**Instructions to follow**
Copy exactly, and only, the lines below from the first through the one containing "const sourceParts = ['资料来源：', 'Choice', '，国盛证券研究所'];", both included; pictures are omitted.

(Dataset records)
========

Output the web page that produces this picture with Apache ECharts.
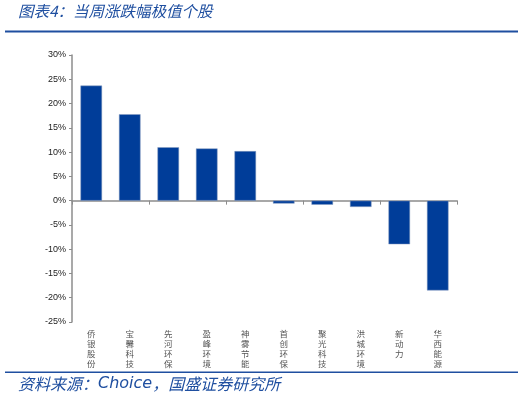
<!DOCTYPE html>
<html><head><meta charset="utf-8">
<script src="https://cdn.jsdelivr.net/npm/echarts@6/dist/echarts.min.js"></script>
<style>html,body{margin:0;padding:0;background:#fff}#c{width:526px;height:398px}</style>
</head><body><div id="c"></div>
<script>
const categories = ['侨银股份','宝馨科技','先河环保','盈峰环境','神雾节能','首创环保','聚光科技','洪城环境','新动力','华西能源'];
const values = [23.7, 17.8, 11.0, 10.75, 10.2, -0.6, -0.85, -1.3, -9.0, -18.5];
const yTicks = {min: -25, max: 30, interval: 5};
const titleText = '图表4：当周涨跌幅极值个股';
const sourceParts = ['资料来源：', 'Choice', '，国盛证券研究所'];

const chart = echarts.init(document.getElementById('c'));
const cjk = '"Noto Sans CJK SC", sans-serif';
const blue = '#1f4fa0';
chart.setOption({
  animation: false,
  backgroundColor: '#fff',
  grid: {left: 72, right: 69, top: 55, bottom: 76},
  graphic: [
    {type: 'text', left: 18, top: 3, style: {text: titleText, fontSize: 15.5, fontStyle: 'italic', fill: blue, fontFamily: cjk}},
    {type: 'rect', shape: {x: 5, y: 30.5, width: 513, height: 2}, style: {fill: blue}},
    {type: 'rect', shape: {x: 5, y: 371.5, width: 513, height: 1.5}, style: {fill: blue}},
    {type: 'text', left: 18, top: 376, style: {
      text: '{a|' + sourceParts[0] + '}{b|' + sourceParts[1] + '}{a|' + sourceParts[2] + '}',
      rich: {
        a: {fontSize: 16, fontStyle: 'italic', fill: blue, color: blue, fontFamily: cjk},
        b: {fontSize: 16, fontStyle: 'italic', fill: blue, color: blue, fontFamily: '"DejaVu Sans", sans-serif'}
      }}}
  ],
  xAxis: [
    {type: 'category', data: categories, axisLine: {onZero: true, lineStyle: {color: '#8c8c8c', width: 1.5}},
     axisTick: {show: true, length: 4, lineStyle: {color: '#8c8c8c'}}, axisLabel: {show: false}},
    {type: 'category', data: categories, position: 'bottom', axisLine: {show: false, onZero: false}, axisTick: {show: false},
     axisLabel: {margin: 7, fontSize: 8.5, color: '#555', lineHeight: 10, fontFamily: cjk, interval: 0, verticalAlign: 'top',
       formatter: v => v.split('').join('\n')}}
  ],
  yAxis: {type: 'value', min: yTicks.min, max: yTicks.max, interval: yTicks.interval,
    axisLine: {show: true, lineStyle: {color: '#8c8c8c', width: 1.5}},
    axisTick: {show: true, length: 3, lineStyle: {color: '#8c8c8c'}},
    splitLine: {show: false},
    axisLabel: {formatter: '{value}%', fontSize: 9, color: '#222', fontFamily: 'Liberation Sans, Arial', margin: 6}},
  series: [{type: 'bar', data: values, xAxisIndex: 0, barWidth: '56%',
    itemStyle: {color: '#003d99', borderColor: '#8a9fc0', borderWidth: 0.5}}]
});
</script></body></html>
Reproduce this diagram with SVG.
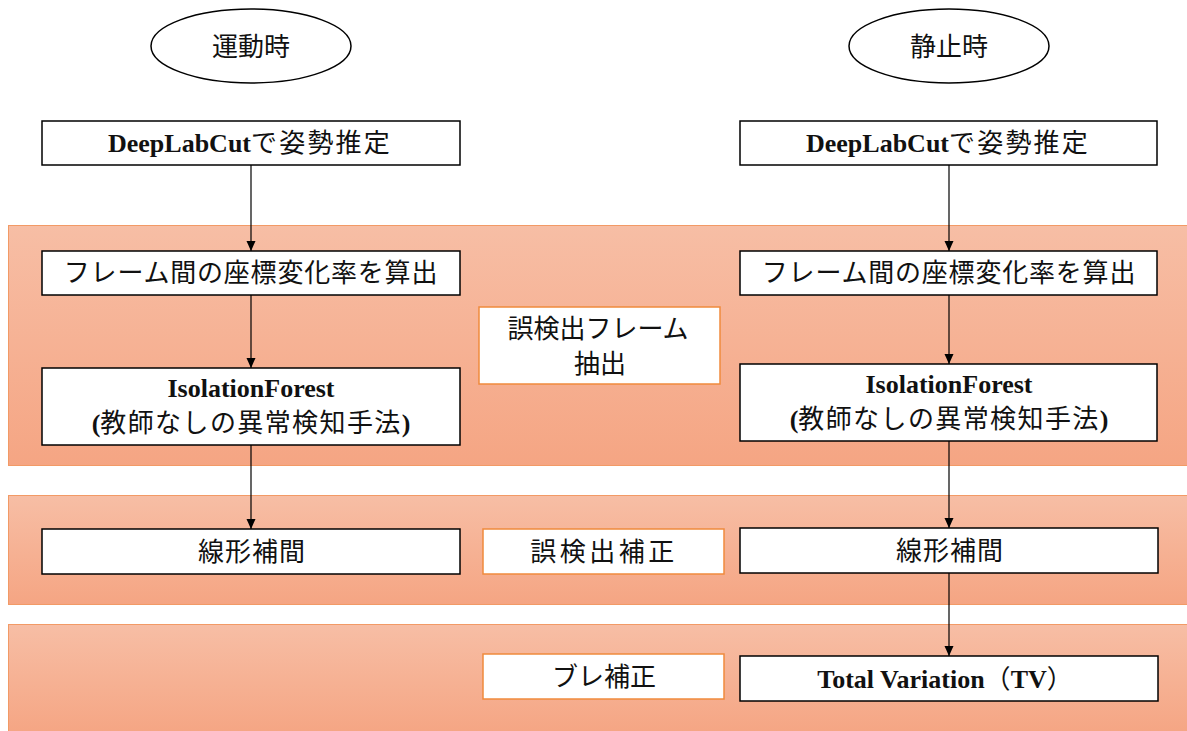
<svg xmlns="http://www.w3.org/2000/svg" width="1187" height="731" viewBox="0 0 1187 731">
<defs>
<linearGradient id="bandGrad" x1="0" y1="0" x2="0" y2="1">
<stop offset="0" stop-color="#f7bea5"/>
<stop offset="1" stop-color="#f5a583"/>
</linearGradient>
<marker id="ah" markerWidth="10" markerHeight="10" refX="10" refY="5" orient="auto" markerUnits="userSpaceOnUse">
<path d="M0,0.5 L10,5 L0,9.5 Z" fill="#000"/>
</marker>
</defs>
<style>
.band{fill:url(#bandGrad);stroke:#f29a66;stroke-width:1}
.box{fill:#fff;stroke:#000;stroke-width:1.5}
.obox{fill:#fff;stroke:#f08a3c;stroke-width:1.5}
.ell{fill:#fff;stroke:#000;stroke-width:1.5}
.t{font-family:"Liberation Serif","Noto Sans CJK JP",serif;font-size:26px;fill:#111;text-anchor:middle}
.j{font-family:"Noto Sans CJK JP","Liberation Serif",sans-serif;font-size:26px;fill:#111;text-anchor:middle}
.b{font-weight:bold}
.conn{stroke:#000;stroke-width:1.2;fill:none}
</style>
<rect width="1187" height="731" fill="#fff"/>
<g id="bands">
<rect class="band" x="8.5" y="225.5" width="1190" height="240"/>
<rect class="band" x="8.5" y="495.5" width="1190" height="109"/>
<rect class="band" x="8.5" y="624.5" width="1190" height="110"/>
</g>
<g id="connectors">
<line class="conn" x1="251" y1="165" x2="251" y2="251" marker-end="url(#ah)"/>
<line class="conn" x1="251" y1="295" x2="251" y2="368" marker-end="url(#ah)"/>
<line class="conn" x1="251" y1="445" x2="251" y2="529" marker-end="url(#ah)"/>
<line class="conn" x1="949" y1="165" x2="949" y2="251" marker-end="url(#ah)"/>
<line class="conn" x1="949" y1="295" x2="949" y2="364" marker-end="url(#ah)"/>
<line class="conn" x1="949" y1="441" x2="949" y2="528" marker-end="url(#ah)"/>
<line class="conn" x1="949" y1="573" x2="949" y2="656" marker-end="url(#ah)"/>
</g>
<g id="n-motion">
<ellipse class="ell" cx="251" cy="46" rx="100" ry="37"/>
<text class="j" x="251" y="56">運動時</text>
</g>
<g id="n-static">
<ellipse class="ell" cx="949" cy="46" rx="100" ry="37"/>
<text class="j" x="949" y="56">静止時</text>
</g>
<g id="n-dlc-left">
<rect class="box" x="42" y="121" width="418" height="44"/>
<text class="t" x="250" y="152"><tspan class="b">DeepLabCut</tspan><tspan font-family="Noto Sans CJK JP, sans-serif" letter-spacing="2.2">で姿勢推定</tspan></text>
</g>
<g id="n-dlc-right">
<rect class="box" x="740" y="121" width="417" height="44"/>
<text class="t" x="948" y="152"><tspan class="b">DeepLabCut</tspan><tspan font-family="Noto Sans CJK JP, sans-serif" letter-spacing="2.2">で姿勢推定</tspan></text>
</g>
<g id="n-rate-left">
<rect class="box" x="42" y="251" width="418" height="44"/>
<text class="j" x="251" y="282" letter-spacing="0.8">フレーム間の座標変化率を算出</text>
</g>
<g id="n-rate-right">
<rect class="box" x="740" y="251" width="417" height="44"/>
<text class="j" x="949" y="282" letter-spacing="0.8">フレーム間の座標変化率を算出</text>
</g>
<g id="n-if-left">
<rect class="box" x="42" y="368" width="418" height="77"/>
<text class="t b" x="251" y="397">IsolationForest</text>
<text class="t" x="251" y="432"><tspan class="b">(</tspan><tspan font-family="Noto Sans CJK JP, sans-serif" letter-spacing="1.4">教師なしの異常検知手法</tspan><tspan class="b">)</tspan></text>
</g>
<g id="n-if-right">
<rect class="box" x="740" y="364" width="417" height="77"/>
<text class="t b" x="949" y="393">IsolationForest</text>
<text class="t" x="949" y="428"><tspan class="b">(</tspan><tspan font-family="Noto Sans CJK JP, sans-serif" letter-spacing="1.4">教師なしの異常検知手法</tspan><tspan class="b">)</tspan></text>
</g>
<g id="n-extract">
<rect class="obox" x="479" y="307" width="241" height="77"/>
<text class="j" x="598" y="338">誤検出フレーム</text>
<text class="j" x="600" y="373">抽出</text>
</g>
<g id="n-interp-left">
<rect class="box" x="42" y="529" width="418" height="45"/>
<text class="j" x="252" y="561" letter-spacing="1">線形補間</text>
</g>
<g id="n-correct">
<rect class="obox" x="483" y="529" width="241" height="45"/>
<text class="j" x="604" y="561" letter-spacing="3.5">誤検出補正</text>
</g>
<g id="n-interp-right">
<rect class="box" x="740" y="528" width="418" height="45"/>
<text class="j" x="950" y="560" letter-spacing="1">線形補間</text>
</g>
<g id="n-blur">
<rect class="obox" x="483" y="654" width="241" height="45"/>
<text class="j" x="604" y="686">ブレ補正</text>
</g>
<g id="n-tv">
<rect class="box" x="740" y="656" width="418" height="45"/>
<text class="t b" x="945" y="688" font-size="25">Total Variation<tspan font-family="Noto Sans CJK JP, sans-serif" font-weight="normal">（</tspan>TV<tspan font-family="Noto Sans CJK JP, sans-serif" font-weight="normal">）</tspan></text>
</g>
</svg>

========

**Response to the exercise**
Output the web page that produces this picture with Apache ECharts.
<!DOCTYPE html>
<html><head><meta charset="utf-8">
<script src="https://cdn.jsdelivr.net/npm/echarts@6/dist/echarts.min.js"></script>
<style>html,body{margin:0;padding:0;background:#fff}#c{width:526px;height:398px}</style>
</head><body><div id="c"></div>
<script>
const categories = ['侨银股份','宝馨科技','先河环保','盈峰环境','神雾节能','首创环保','聚光科技','洪城环境','新动力','华西能源'];
const values = [23.7, 17.8, 11.0, 10.75, 10.2, -0.6, -0.85, -1.3, -9.0, -18.5];
const yTicks = {min: -25, max: 30, interval: 5};
const titleText = '图表4：当周涨跌幅极值个股';
const sourceParts = ['资料来源：', 'Choice', '，国盛证券研究所'];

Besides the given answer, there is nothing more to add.